==== Recorded data ====

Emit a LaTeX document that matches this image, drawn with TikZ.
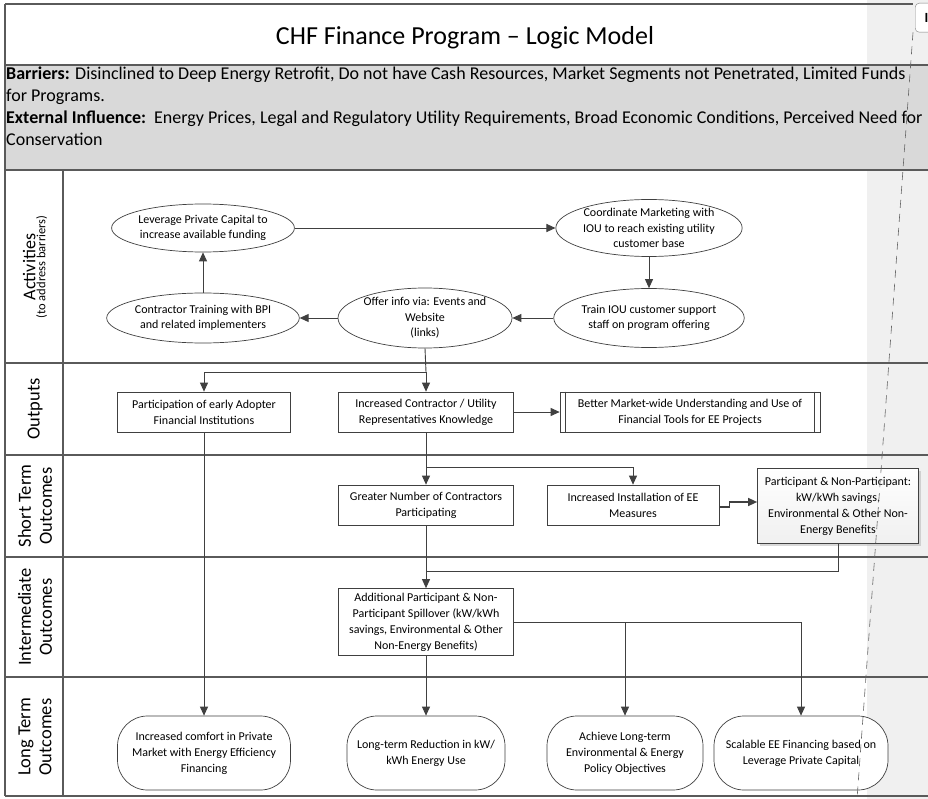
\documentclass[tikz,border=0pt]{standalone}
\usepackage{fontspec}
\setmainfont{Carlito}
\usetikzlibrary{arrows.meta,shapes.geometric,shadows,calc}
\definecolor{linec}{HTML}{5A5A5A}
\definecolor{boxc}{HTML}{404040}
\definecolor{hdrgray}{HTML}{D9D9D9}
\definecolor{sidegray}{HTML}{F0F0F0}
\begin{document}
\begin{tikzpicture}[x=1pt,y=-1pt,
  lane/.style={draw=linec,line width=1.4pt},
  actnode/.style={ellipse,draw=boxc,line width=0.7pt,inner sep=0pt,align=center,
    font=\fontsize{12}{15.5}\selectfont,fill=white},
  recnode/.style={rectangle,draw=boxc,line width=0.7pt,inner sep=0pt,align=center,
    font=\fontsize{12}{16}\selectfont,fill=white},
  termnode/.style={rectangle,rounded corners=30pt,draw=boxc,line width=0.7pt,inner sep=0pt,align=center,
    font=\fontsize{12}{16}\selectfont,fill=white,minimum height=74pt},
  lanelabel/.style={rotate=90,align=center,font=\fontsize{18.5}{21}\selectfont},
  hdrtext/.style={anchor=base west,inner sep=0pt,font=\fontsize{18}{20}\selectfont},
  conn/.style={draw=boxc,line width=0.9pt},
  arr/.style={conn,-{Triangle[length=9pt,width=8pt]}},
]
\useasboundingbox (0,0) rectangle (928,799);
\clip (0,0) rectangle (928,799);
% backgrounds
\fill[white] (0,0) rectangle (928,799);
\fill[sidegray] (867,0) rectangle (928,799);
\fill[hdrgray] (5,65) rectangle (928,170);
% frame and lanes
\draw[lane] (5,4) -- (913,4);
\draw[lane] (5,4) -- (5,796);
\draw[lane] (5,65) -- (928,65);
\draw[lane] (5,170) -- (928,170);
\draw[lane] (5,363) -- (928,363);
\draw[lane] (5,455) -- (928,455);
\draw[lane] (5,557) -- (928,557);
\draw[lane] (5,677) -- (928,677);
\draw[lane] (5,796) -- (928,796);
\draw[lane] (63,170) -- (63,796);

% title and header
\node[font=\fontsize{26}{30}\selectfont] (title) at (465,38) {CHF Finance Program – Logic Model};
\node[hdrtext] (h1) at (6,80)
  {\textbf{Barriers:} Disinclined to Deep Energy Retrofit, Do not have Cash Resources, Market Segments not Penetrated, Limited Funds};
\node[hdrtext] (h2) at (6,102) {for Programs.};
\node[hdrtext] (h3) at (6,124)
  {\textbf{External Influence:}\ \ Energy Prices, Legal and Regulatory Utility Requirements, Broad Economic Conditions, Perceived Need for};
\node[hdrtext] (h4) at (6,146) {Conservation};

% callout at top right
\node[draw=gray,rounded corners=4pt,fill=white,anchor=north west,minimum width=40pt,minimum height=29pt,inner sep=0pt] (cb) at (915,3) {};
\node[anchor=west,inner sep=0pt,font=\fontsize{14}{16}\selectfont\bfseries] (cbt) at (924.5,18) {I};

% lane labels
\node[rotate=90,align=center] (lA) at (35,267)
  {{\fontsize{18}{20}\selectfont Activities}\\[-2pt]{\fontsize{12.5}{14}\selectfont (to address barriers)}};
\node[lanelabel] (lO) at (35,409) {Outputs};
\node[lanelabel] (lS) at (35,506) {Short Term\\Outcomes};
\node[lanelabel] (lI) at (35,617) {Intermediate\\Outcomes};
\node[lanelabel] (lL) at (35,737) {Long Term\\Outcomes};

% activities
\node[actnode,minimum width=176pt,minimum height=48pt] (E1) at (203,228)
  {Leverage Private Capital to\\increase available funding};
\node[actnode,minimum width=176pt,minimum height=57pt] (E2) at (649,228)
  {Coordinate Marketing with\\IOU to reach existing utility\\customer base};
\node[actnode,minimum width=176pt,minimum height=59pt] (E3) at (649,318)
  {Train IOU customer support\\staff on program offering};
\node[actnode,minimum width=174pt,minimum height=60pt] (E4) at (425,318)
  {Offer info via: Events and\\Website\\(links)};
\node[actnode,minimum width=176pt,minimum height=50pt] (E5) at (203,318)
  {Contractor Training with BPI\\and related implementers};

% outputs
\node[recnode,minimum width=173pt,minimum height=40pt] (O1) at (204,412)
  {Participation of early Adopter\\Financial Institutions};
\node[recnode,minimum width=175pt,minimum height=40pt] (O2) at (426,412)
  {Increased Contractor / Utility\\Representatives Knowledge};
\node[recnode,minimum width=260pt,minimum height=40pt] (O3) at (690,412)
  {Better Market-wide Understanding and Use of\\Financial Tools for EE Projects};
\draw[boxc,line width=0.7pt] ([xshift=6pt]O3.north west) -- ([xshift=6pt]O3.south west);
\draw[boxc,line width=0.7pt] ([xshift=-6pt]O3.north east) -- ([xshift=-6pt]O3.south east);

% short term
\node[recnode,minimum width=175pt,minimum height=40pt] (S1) at (426,505)
  {Greater Number of Contractors\\Participating};
\node[recnode,minimum width=172pt,minimum height=40pt] (S2) at (633,505)
  {Increased Installation of EE\\Measures};
\node[recnode,minimum width=161pt,minimum height=75pt,top color=white,bottom color=gray!12,
  drop shadow={shadow xshift=2pt,shadow yshift=-2pt,fill=gray!60}] (S3) at (838,506)
  {Participant \& Non-Participant:\\kW/kWh savings,\\Environmental \& Other Non-\\Energy Benefits};

% intermediate
\node[recnode,minimum width=175pt,minimum height=67pt] (I1) at (426,622)
  {Additional Participant \& Non-\\Participant Spillover (kW/kWh\\savings, Environmental \& Other\\Non-Energy Benefits)};

% long term
\node[termnode,minimum width=173pt] (L1) at (204,753)
  {Increased comfort in Private\\Market with Energy Efficiency\\Financing};
\node[termnode,minimum width=158pt] (L2) at (426,753)
  {Long-term Reduction in kW/\\kWh Energy Use};
\node[termnode,minimum width=156pt] (L3) at (625,753)
  {Achieve Long-term\\Environmental \& Energy\\Policy Objectives};
\node[termnode,minimum width=174pt] (L4) at (801,753)
  {Scalable EE Financing based on\\Leverage Private Capital};

% connectors
\coordinate (b1) at (426,372);
\coordinate (b2) at (426,467);
\coordinate (b3) at (426,571);
\draw[arr] (E1.east) -- (E2.west);
\draw[arr] (E2.south) -- (E3.north);
\draw[arr] (E3.west) -- (E4.east);
\draw[arr] (E4.west) -- (E5.east);
\draw[arr] (E5.north) -- (E1.south);
\draw[conn] (E4.south) -- (b1);
\draw[arr] (b1) -| (O1.north);
\draw[arr] (b1) -- (O2.north);
\draw[arr] (O2.east) -- (O3.west);
\draw[conn] (O2.south) -- (b2);
\draw[arr] (b2) -- (S1.north);
\draw[arr] (b2) -| (S2.north);
\draw[arr,line width=1.4pt] ([yshift=-2pt]S2.east) -- ++(10,0) |- ([yshift=4pt]S3.west);
\draw[conn] (S3.south) |- (b3);
\draw[arr] (S1.south) -- (I1.north);
\draw[arr] (O1.south) -- (L1.north);
\draw[arr] (I1.south) -- (L2.north);
\draw[arr] (I1.east) -| (L4.north);
\draw[arr] (I1.east -| L3.north) -- (L3.north);

% dashed guide
\coordinate (dEnd) at (857,799);
\draw[gray!80!black,line width=0.6pt,dash pattern=on 8pt off 6pt] ([xshift=-2pt]cb.south west) -- (dEnd);
\end{tikzpicture}
\end{document}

====

*Given request*. Transcribe the full listing above exactly, with the images removed.

*Exercise solution*.
Emit a LaTeX document that matches this image, drawn with TikZ.
\documentclass[tikz,border=0pt]{standalone}
\usepackage{fontspec}
\setmainfont{Carlito}
\usetikzlibrary{arrows.meta,shapes.geometric,shadows,calc}
\definecolor{linec}{HTML}{5A5A5A}
\definecolor{boxc}{HTML}{404040}
\definecolor{hdrgray}{HTML}{D9D9D9}
\definecolor{sidegray}{HTML}{F0F0F0}
\begin{document}
\begin{tikzpicture}[x=1pt,y=-1pt,
  lane/.style={draw=linec,line width=1.4pt},
  actnode/.style={ellipse,draw=boxc,line width=0.7pt,inner sep=0pt,align=center,
    font=\fontsize{12}{15.5}\selectfont,fill=white},
  recnode/.style={rectangle,draw=boxc,line width=0.7pt,inner sep=0pt,align=center,
    font=\fontsize{12}{16}\selectfont,fill=white},
  termnode/.style={rectangle,rounded corners=30pt,draw=boxc,line width=0.7pt,inner sep=0pt,align=center,
    font=\fontsize{12}{16}\selectfont,fill=white,minimum height=74pt},
  lanelabel/.style={rotate=90,align=center,font=\fontsize{18.5}{21}\selectfont},
  hdrtext/.style={anchor=base west,inner sep=0pt,font=\fontsize{18}{20}\selectfont},
  conn/.style={draw=boxc,line width=0.9pt},
  arr/.style={conn,-{Triangle[length=9pt,width=8pt]}},
]
\useasboundingbox (0,0) rectangle (928,799);
\clip (0,0) rectangle (928,799);
% backgrounds
\fill[white] (0,0) rectangle (928,799);
\fill[sidegray] (867,0) rectangle (928,799);
\fill[hdrgray] (5,65) rectangle (928,170);
% frame and lanes
\draw[lane] (5,4) -- (913,4);
\draw[lane] (5,4) -- (5,796);
\draw[lane] (5,65) -- (928,65);
\draw[lane] (5,170) -- (928,170);
\draw[lane] (5,363) -- (928,363);
\draw[lane] (5,455) -- (928,455);
\draw[lane] (5,557) -- (928,557);
\draw[lane] (5,677) -- (928,677);
\draw[lane] (5,796) -- (928,796);
\draw[lane] (63,170) -- (63,796);

% title and header
\node[font=\fontsize{26}{30}\selectfont] (title) at (465,38) {CHF Finance Program – Logic Model};
\node[hdrtext] (h1) at (6,80)
  {\textbf{Barriers:} Disinclined to Deep Energy Retrofit, Do not have Cash Resources, Market Segments not Penetrated, Limited Funds};
\node[hdrtext] (h2) at (6,102) {for Programs.};
\node[hdrtext] (h3) at (6,124)
  {\textbf{External Influence:}\ \ Energy Prices, Legal and Regulatory Utility Requirements, Broad Economic Conditions, Perceived Need for};
\node[hdrtext] (h4) at (6,146) {Conservation};

% callout at top right
\node[draw=gray,rounded corners=4pt,fill=white,anchor=north west,minimum width=40pt,minimum height=29pt,inner sep=0pt] (cb) at (915,3) {};
\node[anchor=west,inner sep=0pt,font=\fontsize{14}{16}\selectfont\bfseries] (cbt) at (924.5,18) {I};

% lane labels
\node[rotate=90,align=center] (lA) at (35,267)
  {{\fontsize{18}{20}\selectfont Activities}\\[-2pt]{\fontsize{12.5}{14}\selectfont (to address barriers)}};
\node[lanelabel] (lO) at (35,409) {Outputs};
\node[lanelabel] (lS) at (35,506) {Short Term\\Outcomes};
\node[lanelabel] (lI) at (35,617) {Intermediate\\Outcomes};
\node[lanelabel] (lL) at (35,737) {Long Term\\Outcomes};

% activities
\node[actnode,minimum width=176pt,minimum height=48pt] (E1) at (203,228)
  {Leverage Private Capital to\\increase available funding};
\node[actnode,minimum width=176pt,minimum height=57pt] (E2) at (649,228)
  {Coordinate Marketing with\\IOU to reach existing utility\\customer base};
\node[actnode,minimum width=176pt,minimum height=59pt] (E3) at (649,318)
  {Train IOU customer support\\staff on program offering};
\node[actnode,minimum width=174pt,minimum height=60pt] (E4) at (425,318)
  {Offer info via: Events and\\Website\\(links)};
\node[actnode,minimum width=176pt,minimum height=50pt] (E5) at (203,318)
  {Contractor Training with BPI\\and related implementers};

% outputs
\node[recnode,minimum width=173pt,minimum height=40pt] (O1) at (204,412)
  {Participation of early Adopter\\Financial Institutions};
\node[recnode,minimum width=175pt,minimum height=40pt] (O2) at (426,412)
  {Increased Contractor / Utility\\Representatives Knowledge};
\node[recnode,minimum width=260pt,minimum height=40pt] (O3) at (690,412)
  {Better Market-wide Understanding and Use of\\Financial Tools for EE Projects};
\draw[boxc,line width=0.7pt] ([xshift=6pt]O3.north west) -- ([xshift=6pt]O3.south west);
\draw[boxc,line width=0.7pt] ([xshift=-6pt]O3.north east) -- ([xshift=-6pt]O3.south east);

% short term
\node[recnode,minimum width=175pt,minimum height=40pt] (S1) at (426,505)
  {Greater Number of Contractors\\Participating};
\node[recnode,minimum width=172pt,minimum height=40pt] (S2) at (633,505)
  {Increased Installation of EE\\Measures};
\node[recnode,minimum width=161pt,minimum height=75pt,top color=white,bottom color=gray!12,
  drop shadow={shadow xshift=2pt,shadow yshift=-2pt,fill=gray!60}] (S3) at (838,506)
  {Participant \& Non-Participant:\\kW/kWh savings,\\Environmental \& Other Non-\\Energy Benefits};

% intermediate
\node[recnode,minimum width=175pt,minimum height=67pt] (I1) at (426,622)
  {Additional Participant \& Non-\\Participant Spillover (kW/kWh\\savings, Environmental \& Other\\Non-Energy Benefits)};

% long term
\node[termnode,minimum width=173pt] (L1) at (204,753)
  {Increased comfort in Private\\Market with Energy Efficiency\\Financing};
\node[termnode,minimum width=158pt] (L2) at (426,753)
  {Long-term Reduction in kW/\\kWh Energy Use};
\node[termnode,minimum width=156pt] (L3) at (625,753)
  {Achieve Long-term\\Environmental \& Energy\\Policy Objectives};
\node[termnode,minimum width=174pt] (L4) at (801,753)
  {Scalable EE Financing based on\\Leverage Private Capital};

% connectors
\coordinate (b1) at (426,372);
\coordinate (b2) at (426,467);
\coordinate (b3) at (426,571);
\draw[arr] (E1.east) -- (E2.west);
\draw[arr] (E2.south) -- (E3.north);
\draw[arr] (E3.west) -- (E4.east);
\draw[arr] (E4.west) -- (E5.east);
\draw[arr] (E5.north) -- (E1.south);
\draw[conn] (E4.south) -- (b1);
\draw[arr] (b1) -| (O1.north);
\draw[arr] (b1) -- (O2.north);
\draw[arr] (O2.east) -- (O3.west);
\draw[conn] (O2.south) -- (b2);
\draw[arr] (b2) -- (S1.north);
\draw[arr] (b2) -| (S2.north);
\draw[arr,line width=1.4pt] ([yshift=-2pt]S2.east) -- ++(10,0) |- ([yshift=4pt]S3.west);
\draw[conn] (S3.south) |- (b3);
\draw[arr] (S1.south) -- (I1.north);
\draw[arr] (O1.south) -- (L1.north);
\draw[arr] (I1.south) -- (L2.north);
\draw[arr] (I1.east) -| (L4.north);
\draw[arr] (I1.east -| L3.north) -- (L3.north);

% dashed guide
\coordinate (dEnd) at (857,799);
\draw[gray!80!black,line width=0.6pt,dash pattern=on 8pt off 6pt] ([xshift=-2pt]cb.south west) -- (dEnd);
\end{tikzpicture}
\end{document}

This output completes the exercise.